=== EXERCISE DESCRIPTION ===
Review the listing and copy each line that holds the word "LaTeX".

=== INFORMATION SHOWN ===

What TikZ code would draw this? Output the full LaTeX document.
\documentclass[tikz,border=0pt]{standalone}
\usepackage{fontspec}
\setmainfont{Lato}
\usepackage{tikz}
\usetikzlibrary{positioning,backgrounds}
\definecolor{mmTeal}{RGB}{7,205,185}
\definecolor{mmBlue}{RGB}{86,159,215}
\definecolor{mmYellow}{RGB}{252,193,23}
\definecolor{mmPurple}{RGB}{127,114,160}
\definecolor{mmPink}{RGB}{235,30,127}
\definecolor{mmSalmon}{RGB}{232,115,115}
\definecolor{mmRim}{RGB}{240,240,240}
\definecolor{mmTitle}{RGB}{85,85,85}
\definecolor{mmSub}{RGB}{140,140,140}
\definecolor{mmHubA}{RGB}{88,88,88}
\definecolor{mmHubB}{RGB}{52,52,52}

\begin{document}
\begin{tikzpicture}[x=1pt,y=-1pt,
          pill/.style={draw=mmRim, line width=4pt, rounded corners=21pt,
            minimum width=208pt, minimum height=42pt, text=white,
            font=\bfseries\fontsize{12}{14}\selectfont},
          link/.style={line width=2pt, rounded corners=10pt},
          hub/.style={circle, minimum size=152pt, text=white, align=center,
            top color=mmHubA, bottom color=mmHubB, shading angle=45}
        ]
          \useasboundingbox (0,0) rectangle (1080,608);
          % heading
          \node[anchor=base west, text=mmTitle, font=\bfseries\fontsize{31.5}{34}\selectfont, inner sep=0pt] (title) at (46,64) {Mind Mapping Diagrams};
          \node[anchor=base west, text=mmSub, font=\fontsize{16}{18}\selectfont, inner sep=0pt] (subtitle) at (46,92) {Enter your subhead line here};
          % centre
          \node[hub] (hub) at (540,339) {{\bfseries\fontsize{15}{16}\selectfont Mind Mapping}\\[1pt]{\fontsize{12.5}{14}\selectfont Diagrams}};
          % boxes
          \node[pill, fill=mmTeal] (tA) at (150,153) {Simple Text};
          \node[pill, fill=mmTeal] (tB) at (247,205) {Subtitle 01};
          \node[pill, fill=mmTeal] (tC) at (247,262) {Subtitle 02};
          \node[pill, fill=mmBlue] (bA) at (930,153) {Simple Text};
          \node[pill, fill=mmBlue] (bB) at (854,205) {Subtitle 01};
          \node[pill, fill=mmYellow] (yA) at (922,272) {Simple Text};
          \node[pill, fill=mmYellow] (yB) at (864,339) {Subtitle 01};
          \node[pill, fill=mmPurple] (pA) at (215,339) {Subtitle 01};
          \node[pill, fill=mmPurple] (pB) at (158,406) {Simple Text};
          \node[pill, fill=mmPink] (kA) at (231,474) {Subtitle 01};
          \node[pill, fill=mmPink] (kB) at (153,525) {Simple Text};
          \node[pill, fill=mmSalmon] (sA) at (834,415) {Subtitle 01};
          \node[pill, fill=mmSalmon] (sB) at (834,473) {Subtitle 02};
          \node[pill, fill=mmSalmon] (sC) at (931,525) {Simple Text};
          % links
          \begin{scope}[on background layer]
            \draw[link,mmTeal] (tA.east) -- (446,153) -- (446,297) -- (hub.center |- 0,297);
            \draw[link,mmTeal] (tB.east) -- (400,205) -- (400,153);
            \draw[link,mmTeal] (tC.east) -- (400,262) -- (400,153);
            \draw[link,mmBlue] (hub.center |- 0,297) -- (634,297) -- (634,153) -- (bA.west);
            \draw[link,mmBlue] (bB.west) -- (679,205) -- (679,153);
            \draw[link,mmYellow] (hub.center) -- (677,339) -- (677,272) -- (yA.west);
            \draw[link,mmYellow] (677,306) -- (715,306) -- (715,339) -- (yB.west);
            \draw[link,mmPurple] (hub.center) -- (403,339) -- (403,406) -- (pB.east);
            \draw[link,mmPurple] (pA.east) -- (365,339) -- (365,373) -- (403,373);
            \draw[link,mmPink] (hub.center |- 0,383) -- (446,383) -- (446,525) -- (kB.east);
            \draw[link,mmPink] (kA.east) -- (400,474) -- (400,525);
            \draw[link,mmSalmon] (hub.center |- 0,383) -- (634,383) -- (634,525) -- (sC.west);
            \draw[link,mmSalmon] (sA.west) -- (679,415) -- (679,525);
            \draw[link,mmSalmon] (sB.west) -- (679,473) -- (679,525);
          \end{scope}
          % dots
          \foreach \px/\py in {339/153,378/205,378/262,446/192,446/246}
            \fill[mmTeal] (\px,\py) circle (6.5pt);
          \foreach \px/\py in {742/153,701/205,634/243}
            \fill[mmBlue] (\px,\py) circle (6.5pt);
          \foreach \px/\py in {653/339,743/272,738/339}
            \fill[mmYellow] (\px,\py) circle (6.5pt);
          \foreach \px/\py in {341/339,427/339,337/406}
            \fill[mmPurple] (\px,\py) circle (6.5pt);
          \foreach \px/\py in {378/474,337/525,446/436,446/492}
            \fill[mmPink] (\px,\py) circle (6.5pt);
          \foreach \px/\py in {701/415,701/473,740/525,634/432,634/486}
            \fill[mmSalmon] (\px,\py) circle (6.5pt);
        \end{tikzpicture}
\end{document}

==

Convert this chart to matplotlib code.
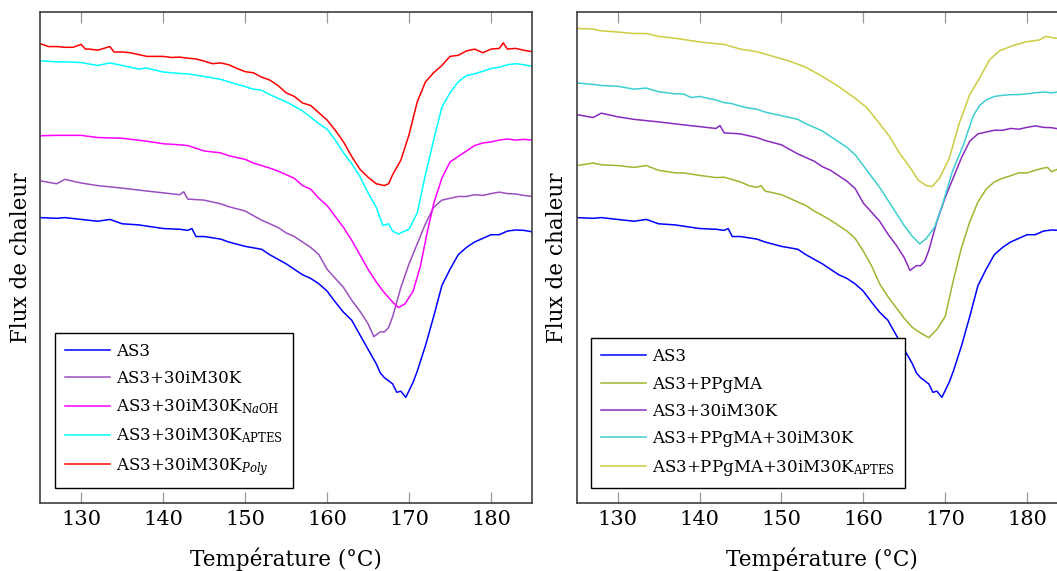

--

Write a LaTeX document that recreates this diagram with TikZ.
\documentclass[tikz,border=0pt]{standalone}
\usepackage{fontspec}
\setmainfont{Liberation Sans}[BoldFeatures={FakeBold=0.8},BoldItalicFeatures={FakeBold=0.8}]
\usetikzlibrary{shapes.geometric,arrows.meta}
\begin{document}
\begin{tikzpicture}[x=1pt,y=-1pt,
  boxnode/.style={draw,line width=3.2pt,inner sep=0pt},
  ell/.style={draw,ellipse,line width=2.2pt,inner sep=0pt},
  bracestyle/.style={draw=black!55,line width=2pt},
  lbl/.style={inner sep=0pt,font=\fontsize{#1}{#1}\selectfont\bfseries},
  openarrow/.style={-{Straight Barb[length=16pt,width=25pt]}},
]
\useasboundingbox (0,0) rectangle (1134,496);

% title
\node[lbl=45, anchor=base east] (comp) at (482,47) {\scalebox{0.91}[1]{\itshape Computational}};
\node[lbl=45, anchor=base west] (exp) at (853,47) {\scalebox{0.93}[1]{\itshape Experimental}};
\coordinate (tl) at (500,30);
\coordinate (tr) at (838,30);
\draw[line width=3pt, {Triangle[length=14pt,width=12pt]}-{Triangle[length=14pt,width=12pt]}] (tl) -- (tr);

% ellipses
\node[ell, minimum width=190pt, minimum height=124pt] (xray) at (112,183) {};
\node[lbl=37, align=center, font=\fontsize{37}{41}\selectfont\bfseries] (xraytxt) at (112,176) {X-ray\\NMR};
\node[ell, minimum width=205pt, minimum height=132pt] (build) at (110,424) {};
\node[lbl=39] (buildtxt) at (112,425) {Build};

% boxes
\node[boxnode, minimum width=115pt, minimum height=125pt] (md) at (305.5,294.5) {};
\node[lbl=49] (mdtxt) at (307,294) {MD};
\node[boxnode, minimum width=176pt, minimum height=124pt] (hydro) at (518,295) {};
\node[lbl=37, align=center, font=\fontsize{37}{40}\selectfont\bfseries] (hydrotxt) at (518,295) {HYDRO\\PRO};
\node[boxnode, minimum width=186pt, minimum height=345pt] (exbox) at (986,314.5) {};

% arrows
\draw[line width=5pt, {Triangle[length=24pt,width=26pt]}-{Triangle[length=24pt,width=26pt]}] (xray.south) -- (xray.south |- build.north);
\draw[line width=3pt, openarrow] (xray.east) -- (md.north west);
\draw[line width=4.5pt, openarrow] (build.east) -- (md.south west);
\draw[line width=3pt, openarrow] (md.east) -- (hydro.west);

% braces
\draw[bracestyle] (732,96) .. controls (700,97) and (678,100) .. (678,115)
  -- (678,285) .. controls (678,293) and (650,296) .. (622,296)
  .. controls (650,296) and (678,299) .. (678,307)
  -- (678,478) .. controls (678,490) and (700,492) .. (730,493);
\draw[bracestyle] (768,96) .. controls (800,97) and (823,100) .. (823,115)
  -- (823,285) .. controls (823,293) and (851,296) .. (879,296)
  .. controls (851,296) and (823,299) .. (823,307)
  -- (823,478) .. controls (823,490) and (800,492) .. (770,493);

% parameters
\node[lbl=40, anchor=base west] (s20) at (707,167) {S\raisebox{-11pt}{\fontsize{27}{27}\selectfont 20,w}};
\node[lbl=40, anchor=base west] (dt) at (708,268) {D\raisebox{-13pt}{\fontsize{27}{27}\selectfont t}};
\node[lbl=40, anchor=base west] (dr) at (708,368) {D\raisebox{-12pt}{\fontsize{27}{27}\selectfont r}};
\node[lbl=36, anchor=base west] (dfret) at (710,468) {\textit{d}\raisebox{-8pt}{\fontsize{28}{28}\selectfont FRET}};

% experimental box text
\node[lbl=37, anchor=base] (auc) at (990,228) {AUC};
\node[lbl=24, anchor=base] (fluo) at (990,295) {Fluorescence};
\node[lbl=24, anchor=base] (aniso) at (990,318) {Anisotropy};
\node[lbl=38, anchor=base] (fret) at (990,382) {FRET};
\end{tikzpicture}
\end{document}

=== SOLUTION FOR THIS PROBLEM ===
What TikZ code would draw this? Output the full LaTeX document.
Write a LaTeX document that recreates this diagram with TikZ.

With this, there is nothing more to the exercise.